1.4 Overview Over Scientific Frontiers

2 Media Philosophies
2.1 The Image in Philosophy
2.2 Media Theories
2.3 Semiotics
2.4 Media and Information

3 Perception and Psychophysics
3.1 Human Perception and Cognition
3.2 Perceptual and Cognitive Errors
3.3 Psychophysical Theory
3.4 Psychoacoustics and Psychophysics of Vision

4 Description by Templates
4.1 Convolution Everywhere
4.2 Templates for One-Dimensional Media
4.3 Static Visual Templates
4.4 Dynamic Template Adaptation Models

5 Semantic Descriptions and Applications
5.1 The Semantic Scale
5.2 Semantic Feature Transformations
5.3 Semantics in Audio, Biosignals and Text
5.4 Visual Semantic Applications

6 Convergent Filtering
6.1 Models of Convergence
6.2 Vector Quantization
6.3 The Kalman Filter
6.4 Associative Memories

7 Frontiers of Learning Machines
7.1 Analysis of Categorization Methods
7.2 Limits of Learning
7.3 Dynamical Systems Theory
7.4 Oscillating Classifiers

8 Human-Like Similarity Perception
8.1 Similarity as Measurement
8.2 Similarity as Counting
8.3 Dual Process Models
8.4 Similarity as Alignment and Transformation

9 Neural Media Understanding
9.1 Neural Foundations
9.2 Artificial Neural Networks
9.3 Neural Description and Filtering
9.4 Neural Networks for Categorization

10 Finale and Future
10.1 Summary
10.2 Essential Findings
10.3 Critical Review
10.4 Outlook: To Do List

Appendix A Mathematical Notation
Appendix B Similarity Models


Description of Chapters

Chapter 1 lists the major findings of the second part, names major potentials of the professional methods, develops a set of categorization building blocks, sketches best combinations of media understanding methods and provides an overview over the third part.

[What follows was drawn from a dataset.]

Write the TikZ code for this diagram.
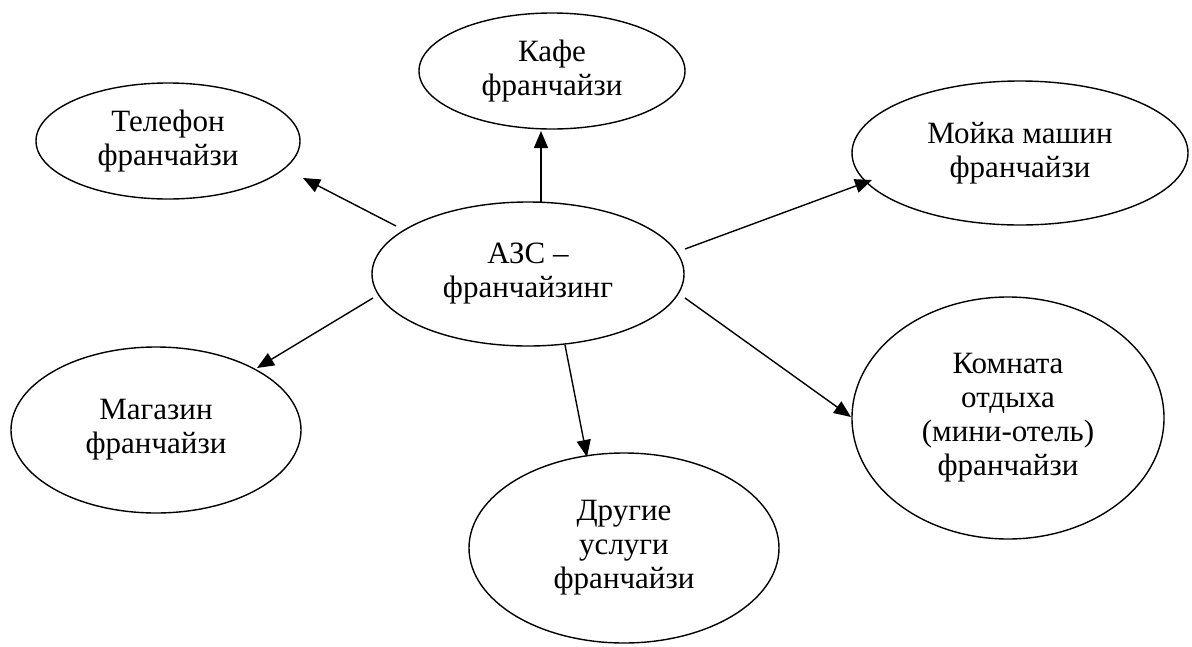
\documentclass[tikz,border=0pt]{standalone}
\usepackage{fontspec}
\setmainfont{Liberation Serif}
\usetikzlibrary{shapes.geometric,arrows.meta}
\begin{document}
\begin{tikzpicture}[x=1pt,y=-1pt,
  oval/.style={ellipse, draw, line width=1.4pt, inner sep=0pt, align=center,
    font=\fontsize{31}{34}\selectfont},
  arr/.style={line width=1.4pt, -{Triangle[length=17pt,width=14pt]}}]
\useasboundingbox (0,0) rectangle (1192,646);
\node[oval, minimum width=266pt, minimum height=116pt] (kafe) at (552,71) {Кафе\\франчайзи};
\node[oval, minimum width=264pt, minimum height=116pt] (tel) at (168,141) {Телефон\\франчайзи};
\node[oval, minimum width=312pt, minimum height=144pt] (c) at (528,274) {АЗС –\\франчайзинг};
\node[oval, minimum width=336pt, minimum height=144pt] (moy) at (1020,153) {Мойка машин\\франчайзи};
\node[oval, minimum width=290pt, minimum height=166pt] (mag) at (156,430) {Магазин\\франчайзи};
\node[oval, minimum width=310pt, minimum height=190pt] (dr) at (624,548) {Другие\\услуги\\франчайзи};
\node[oval, minimum width=312pt, minimum height=242pt] (kom) at (1008,418) {Комната\\отдыха\\(мини-отель)\\франчайзи};
\draw[arr] ([shift={(-132,-48)}]c.center) -- ([shift={(135,37)}]tel.center);
\draw[arr] ([shift={(13,-72)}]c.center) -- ([shift={(-11,60)}]kafe.center);
\draw[arr] ([shift={(157,-25)}]c.center) -- ([shift={(-148,27)}]moy.center);
\draw[arr] ([shift={(-155,24)}]c.center) -- ([shift={(101,-62)}]mag.center);
\draw[arr] ([shift={(37,71)}]c.center) -- ([shift={(-37,-91)}]dr.center);
\draw[arr] ([shift={(157,24)}]c.center) -- ([shift={(-157,-1)}]kom.center);
\end{tikzpicture}
\end{document}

Chapter 2 discusses the relationship of perception and reality, theories of media content and media usage, the semiotic analysis of arbitrary symbol systems and potentials for merging of media theory, semiotics and information theory for the benefit of better media understanding.

Chapter 3 lists fundamental aspects of human perception, shows where perceptual and cognitive insufficiencies of the human brain lie, gives an introduction into the psychophysical model and discusses psychophysical aspects of hearing and vision.

Chapter 4 revisits the fundamental convolution problem, links it to human similarity measurement, lists templates for audio, biosignals and stock data, and introduces static and dynamic models for visual media representation.

Chapter 5 introduces the semantic scale, describes the usage of low-level descriptions for semantic enhancement and semantic applications in the audio and the visual domain.

Chapter 6 develops a model of convergence for iterative filtering processes, discusses learning vector quantization, the Kalman filter for scalar quantization and quantization by associative memories such as the Hopfield network and the Boltzmann machine.

Chapter 7 reviews communalities of categorization methods, presents a system of learning bounds, introduces fundamental methods of dynamical systems and applies these methods on dynamic classifiers.

Chapter 8 explains distance-based similarity, the improvements reached through the usage of predicate-based models, their integration in dual process models and the new perspectives gained from structural alignment and transformational similarity.

Chapter 9 analyzes the building blocks of human cognition, explains how these are imitated in artificial neural networks and discusses practical networks for description, filtering and categorization, including the spike response mode, radial basis function networks and cascade correlation.

Chapter 10 summarizes the findings of the book, emphasizes the most important points, estimates the practical applicability of some important ideas and sketches a vision of future media understanding research.